§ **WHAT YOU NEED TO DO**: The lines from the beginning of the records below through the one holding "import pandas as pd" are to be copied exactly; leave the pictures out.

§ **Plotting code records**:
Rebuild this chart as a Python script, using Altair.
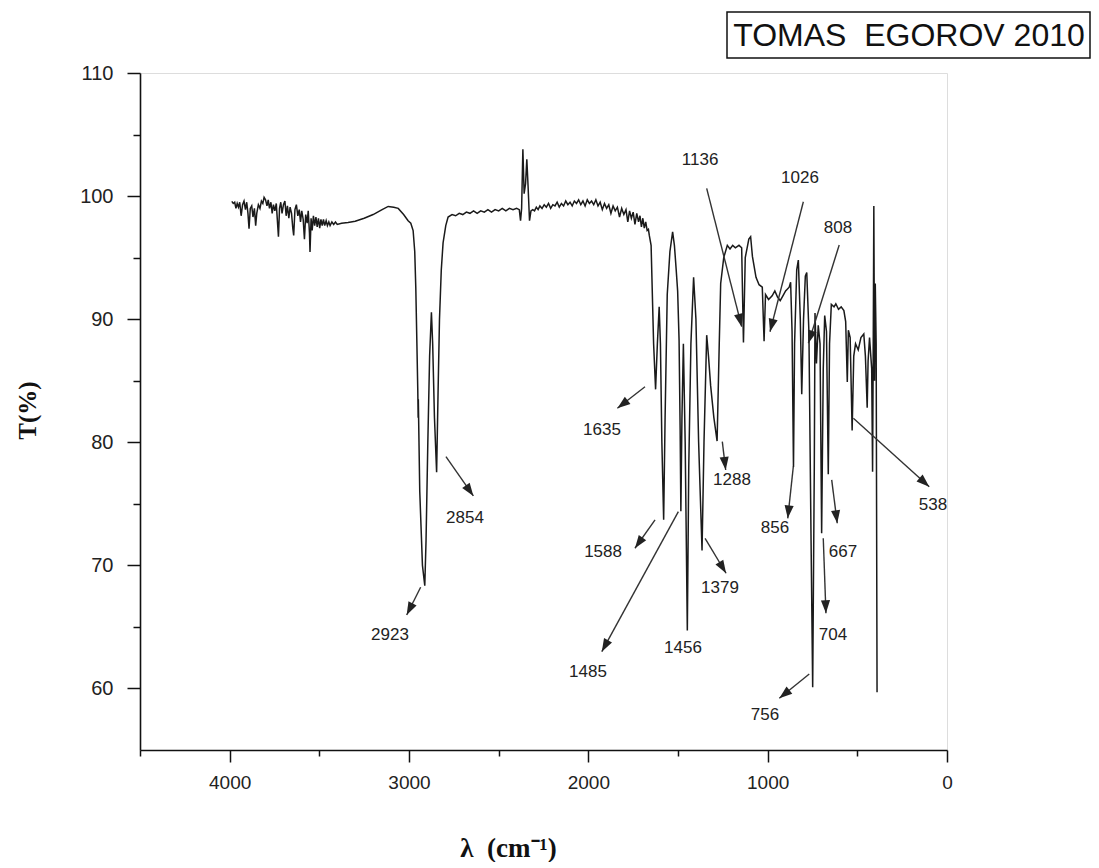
import math
import altair as alt
import pandas as pd

# ---------------- data ----------------
wavenumber = [
    3988, 3980, 3972, 3965, 3958, 3951, 3944, 3936, 3928, 3920, 3912, 3905, 3898, 3892,
    3885, 3877, 3870, 3862, 3855, 3849, 3840, 3831, 3823, 3815, 3808, 3800, 3792, 3785,
    3778, 3770, 3763, 3756, 3748, 3740, 3733, 3728, 3722, 3715, 3708, 3700, 3692, 3685,
    3678, 3670, 3663, 3655, 3648, 3643, 3636, 3628, 3620, 3612, 3605, 3598, 3590, 3583,
    3576, 3568, 3562, 3555, 3552, 3546, 3540, 3533, 3526, 3519, 3512, 3505, 3498, 3491,
    3484, 3477, 3470, 3462, 3455, 3447, 3440, 3430, 3420, 3410, 3400, 3376, 3340, 3300,
    3250, 3200, 3150, 3116, 3085, 3060, 3030, 3005, 2990, 2977, 2968, 2962, 2956, 2951,
    2949, 2948, 2940, 2925, 2912, 2905, 2895, 2885, 2875, 2868, 2858, 2846, 2838, 2830,
    2820, 2810, 2795, 2782, 2760, 2740, 2720, 2700, 2680, 2660, 2640, 2620, 2600, 2580,
    2560, 2540, 2520, 2500, 2480, 2460, 2440, 2420, 2400, 2385, 2378, 2372, 2365, 2358,
    2350, 2343, 2336, 2328, 2320, 2310,
    2300, 2290, 2280, 2270, 2258, 2246, 2234, 2222, 2210, 2198, 2186, 2174, 2162, 2150,
    2138, 2126, 2114, 2102, 2090, 2078, 2066, 2054, 2042, 2030, 2018, 2006, 1994, 1982,
    1970, 1958, 1946, 1934, 1922, 1910, 1898, 1886, 1874, 1862, 1850, 1838, 1826, 1814,
    1802, 1790, 1780, 1770, 1760, 1750, 1740, 1730, 1720, 1712, 1704, 1696, 1688, 1680,
    1672, 1665,
    1660, 1650, 1643, 1636, 1625, 1615, 1605, 1598, 1590, 1580, 1572, 1560, 1545, 1530,
    1520, 1510, 1502, 1494, 1488, 1484, 1478, 1470, 1460, 1448, 1440, 1428, 1413, 1400,
    1385, 1366, 1355, 1340, 1330, 1318, 1300, 1282, 1270, 1262, 1245, 1225, 1210, 1195,
    1180, 1160, 1145, 1135, 1125, 1105, 1095, 1085, 1065, 1048, 1030, 1020, 1012, 995,
    975, 960, 945, 930, 915, 900, 880, 872, 864, 856, 850, 838, 829, 818, 810, 800,
    790, 782, 770, 758, 749, 740, 736, 728, 718, 708, 699, 690, 682, 672, 662, 655,
    645, 630, 620, 605, 590, 575, 565, 556, 550, 540, 529, 520, 510, 495, 480, 464,
    455, 445, 440, 432, 420, 415, 411, 408, 404, 400, 395, 390,
]
transmittance = [
    99.57, 99.4, 99.5, 99.0, 99.4, 99.1, 99.5, 98.4, 99.3, 99.6, 98.9, 99.5, 98.6, 97.35,
    99.0, 99.2, 98.3, 99.0, 97.6, 98.6, 99.3, 99.0, 99.6, 99.4, 99.9, 99.7, 99.2, 99.7,
    99.0, 99.5, 98.6, 99.3, 98.8, 99.4, 97.8, 96.7, 99.0, 99.5, 98.6, 99.3, 99.6, 98.4,
    99.2, 98.2, 99.1, 98.6, 97.4, 96.8, 98.9, 99.3, 98.4, 98.9, 97.9, 98.8, 98.1, 96.5,
    98.5, 97.8, 98.8, 97.0, 95.45, 98.2, 97.2, 98.4, 97.6, 98.3, 97.5, 98.2, 97.4, 98.1,
    97.6, 98.1, 97.6, 98.0, 97.6, 97.9, 97.6, 97.9, 97.7, 97.9, 97.7, 97.8, 97.85, 97.95,
    98.2, 98.5, 98.9, 99.16, 99.1, 99.0, 98.5, 98.0, 97.8, 97.2, 95.5, 92.5, 88.0, 84.2,
    82.0, 83.5, 76.0, 70.0, 68.35, 72.0, 80.0, 87.0, 90.57, 88.0, 82.0, 77.56, 84.0, 90.0,
    94.0, 96.2, 97.6, 98.3, 98.5, 98.4, 98.6, 98.5, 98.7, 98.6, 98.8, 98.6, 98.8, 98.7,
    98.9, 98.7, 98.9, 98.8, 99.0, 98.8, 99.0, 98.9, 99.0, 98.9, 98.0, 99.0, 103.8, 100.2,
    101.0, 103.0, 100.8, 98.0, 98.8, 98.9,
    98.8, 99.1, 98.9, 99.2, 99.0, 99.3, 99.1, 99.4, 99.0, 99.3, 99.2, 99.5, 99.1, 99.4,
    99.2, 99.6, 99.3, 99.5, 99.2, 99.6, 99.4, 99.7, 99.3, 99.6, 99.2, 99.7, 99.4, 99.6,
    99.3, 99.7, 99.2, 99.5, 98.9, 99.4, 99.0, 99.3, 98.6, 99.2, 98.8, 99.1, 98.3, 99.0,
    98.5, 98.9, 97.9, 98.8, 98.2, 98.7, 97.7, 98.6, 97.9, 98.4, 97.5, 98.2, 97.4, 97.9,
    97.2, 97.3,
    96.8, 96.0, 92.0, 88.0, 84.3, 88.0, 91.0, 88.0, 80.0, 73.7, 82.0, 92.0, 95.5, 97.1,
    96.0, 94.0, 92.3, 88.3, 81.0, 74.4, 82.0, 88.0, 80.0, 64.7, 78.0, 88.0, 93.4, 90.0,
    80.0, 71.2, 80.0, 88.7, 87.0, 84.6, 82.0, 80.1, 88.0, 92.9, 95.0, 96.0, 95.7, 96.0,
    95.8, 96.0, 95.8, 88.1, 95.0, 96.5, 96.7, 95.1, 93.4, 92.8, 92.6, 88.2, 92.0, 91.6,
    91.9, 92.3, 91.8, 91.5, 91.9, 92.3, 92.6, 93.0, 89.0, 78.0, 88.0, 94.0, 94.8, 90.0, 83.9, 90.0,
    93.5, 93.8, 89.0, 72.0, 60.1, 78.0, 90.5, 86.4, 89.5, 88.0, 72.6, 86.0, 90.3, 89.0, 77.4, 88.0,
    91.2, 91.0, 91.25, 90.8, 91.0, 90.7, 89.8, 84.9, 89.1, 88.5, 80.95, 87.0, 88.0, 87.5, 88.5, 88.8,
    87.0, 82.8, 86.6, 88.5, 86.0, 77.6, 88.8, 99.2, 85.0, 92.9, 88.0, 59.7,
]

peak_labels = ["2923", "2854", "1635", "1588", "1485", "1456", "1379", "1288",
               "856", "756", "704", "667", "538", "1136", "1026", "808"]
label_wn = [3106, 2688, 1924, 1918, 2002, 1472, 1266, 1199,
            959, 1015, 636, 580, 78, 1377, 820, 608]
label_t = [64.34, 73.85, 81.0, 71.09, 61.34, 63.29, 68.16, 76.94,
           73.04, 57.84, 64.34, 71.09, 74.9, 102.93, 101.47, 97.41]

arrow_names = ["2923", "2854", "1635", "1588", "1485", "1379", "1288",
               "856", "756", "704", "667", "538", "1136", "1026", "808"]
arrow_wn1 = [2935, 2794, 1684, 1628, 1498, 1349, 1253, 857, 768, 690, 643, 522, 1340, 801, 601]
arrow_t1 = [68.22, 78.83, 84.51, 73.69, 74.36, 72.2, 80.05, 78.02, 61.17, 72.2, 76.94, 81.95, 100.63, 99.54, 96.03]
arrow_wn2 = [3013, 2641, 1838, 1740, 1925, 1232, 1234, 888, 935, 675, 612, 99, 1145, 987, 773]
arrow_t2 = [65.97, 75.64, 82.76, 71.39, 62.99, 69.36, 77.75, 73.82, 59.2, 66.11, 73.42, 76.39, 89.39, 88.98, 88.04]

title_text = ["TOMAS\u00a0 EGOROV 2010"]
x_ticks = [0, 500, 1000, 1500, 2000, 2500, 3000, 3500, 4000, 4500]
y_ticks = [60, 65, 70, 75, 80, 85, 90, 95, 100, 105, 110]

# ---------------- layout ----------------
W, H = 807, 677
X_DOMAIN = [0, 4500]
Y_DOMAIN = [55, 110]

spec_df = pd.DataFrame({"i": range(len(wavenumber)), "wn": wavenumber, "t": transmittance})
lab_df = pd.DataFrame({"label": peak_labels, "wn": label_wn, "t": label_t})

angles = []
for a, b, c, d in zip(arrow_wn1, arrow_t1, arrow_wn2, arrow_t2):
    dx = -(c - a) * W / (X_DOMAIN[1] - X_DOMAIN[0])
    dy = -(d - b) * H / (Y_DOMAIN[1] - Y_DOMAIN[0])
    angles.append(math.degrees(math.atan2(dx, -dy)) % 360)
arr_df = pd.DataFrame({"name": arrow_names, "wn1": arrow_wn1, "t1": arrow_t1,
                       "wn2": arrow_wn2, "t2": arrow_t2, "ang": angles})
title_df = pd.DataFrame({"title": title_text})

xs = alt.Scale(domain=X_DOMAIN, reverse=True, nice=False, zero=False)
ys = alt.Scale(domain=Y_DOMAIN, nice=False, zero=False)

x_axis = alt.Axis(
    values=x_ticks, format="d",
    labelExpr="datum.value % 1000 === 0 ? datum.label : ''",
    tickSize={"condition": {"test": "datum.value % 1000 === 0", "value": 12}, "value": 6},
    tickWidth=1.5, tickColor="#111", domainColor="#111", domainWidth=1.6,
    labelFont="Liberation Sans", labelFontSize=19, labelColor="#222",
    labelPadding=11, labelFlush=False, labelOverlap=False, grid=False,
    title="λ\u00a0 (cm⁻¹)", titleFont="Liberation Serif", titleFontSize=27,
    titleFontWeight="bold", titleColor="#111",
    titleX=368, titleY=98, titleAlign="center", titleBaseline="middle",
)
y_axis = alt.Axis(
    values=y_ticks,
    labelExpr="datum.value % 10 === 0 ? datum.label : ''",
    tickSize={"condition": {"test": "datum.value % 10 === 0", "value": 13}, "value": 7},
    tickWidth=1.5, tickColor="#111", domainColor="#111", domainWidth=1.6,
    labelFont="Liberation Sans", labelFontSize=20, labelColor="#222",
    labelPadding=14, labelFlush=False, labelOverlap=False, grid=False,
    title="T(%)", titleFont="Liberation Serif", titleFontSize=25,
    titleFontWeight="bold", titleColor="#111",
    titleX=-113, titleY=337, titleAlign="center", titleBaseline="middle", titleAngle=270,
)

spectrum = alt.Chart(spec_df).mark_line(color="#1a1a1a", strokeWidth=1.5).encode(
    x=alt.X("wn:Q", scale=xs, axis=x_axis),
    y=alt.Y("t:Q", scale=ys, axis=y_axis),
    order="i:Q",
)

arrows = alt.Chart(arr_df).mark_rule(color="#333", strokeWidth=1.4).encode(
    x=alt.X("wn1:Q", scale=xs), y=alt.Y("t1:Q", scale=ys),
    x2="wn2:Q", y2="t2:Q",
)

heads = alt.Chart(arr_df).mark_point(
    shape="M0,0L-0.7,2L0.7,2Z", filled=True, color="#222", size=169, opacity=1, strokeWidth=0
).encode(
    x=alt.X("wn2:Q", scale=xs), y=alt.Y("t2:Q", scale=ys),
    angle=alt.Angle("ang:Q", scale=None),
)

labels = alt.Chart(lab_df).mark_text(
    font="Liberation Sans", fontSize=17, color="#222", align="center", baseline="middle"
).encode(
    x=alt.X("wn:Q", scale=xs), y=alt.Y("t:Q", scale=ys), text="label:N",
)

title_box = alt.Chart(title_df).mark_rect(fill="white", stroke="#111", strokeWidth=1.5).encode(
    x=alt.value(587), x2=alt.value(950), y=alt.value(-61), y2=alt.value(-15),
)
title_txt = alt.Chart(title_df).mark_text(
    font="Liberation Sans", fontSize=32, color="#111", align="center", baseline="middle"
).encode(
    x=alt.value(769), y=alt.value(-37), text="title:N",
)

chart = alt.layer(spectrum, arrows, heads, labels, title_box, title_txt).properties(
    width=W, height=H,
    autosize=alt.AutoSizeParams(type="none"),
    padding={"left": 132, "top": 65, "right": 144, "bottom": 112},
).configure_view(stroke=None).configure(background="white")

chart.save("out.html", embed_options={"renderer": "svg", "actions": False})
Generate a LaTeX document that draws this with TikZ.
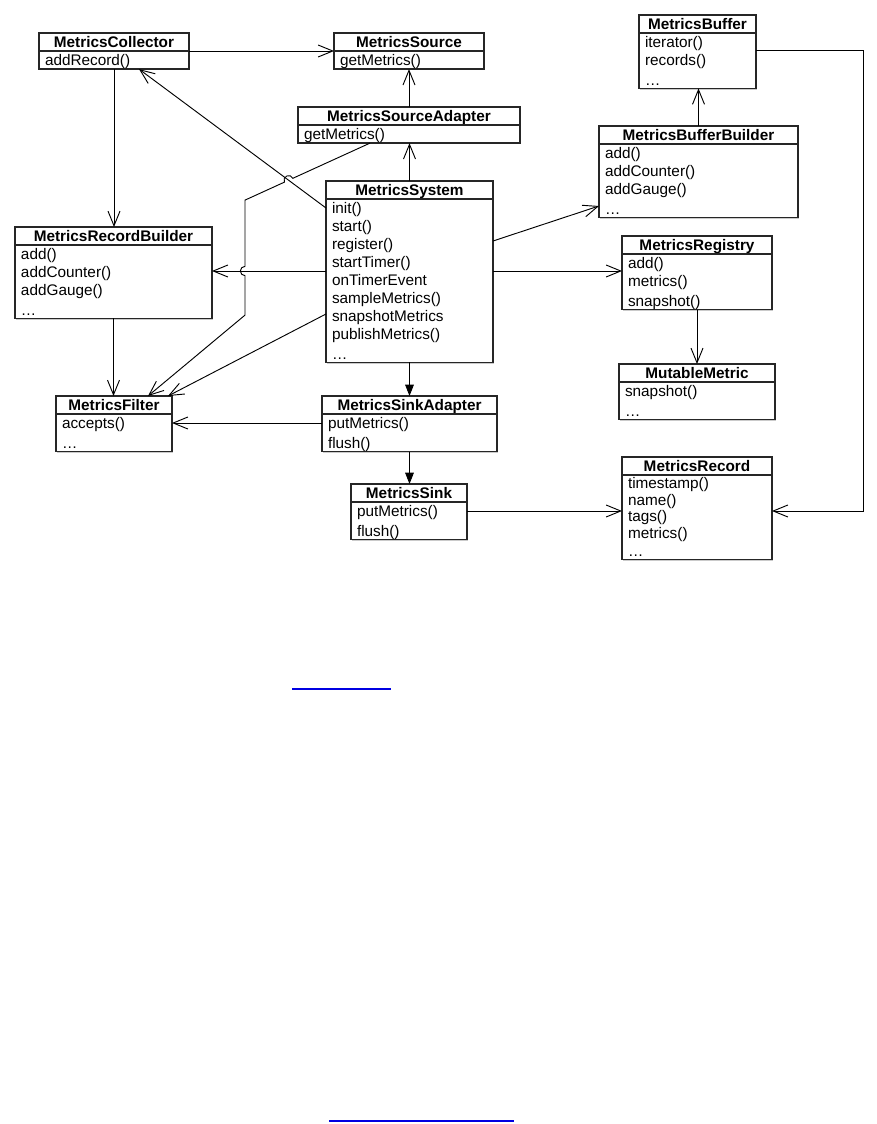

§ **OUTPUT**:
Rebuild this chart as a Python script, using Altair.
import math
import altair as alt
import pandas as pd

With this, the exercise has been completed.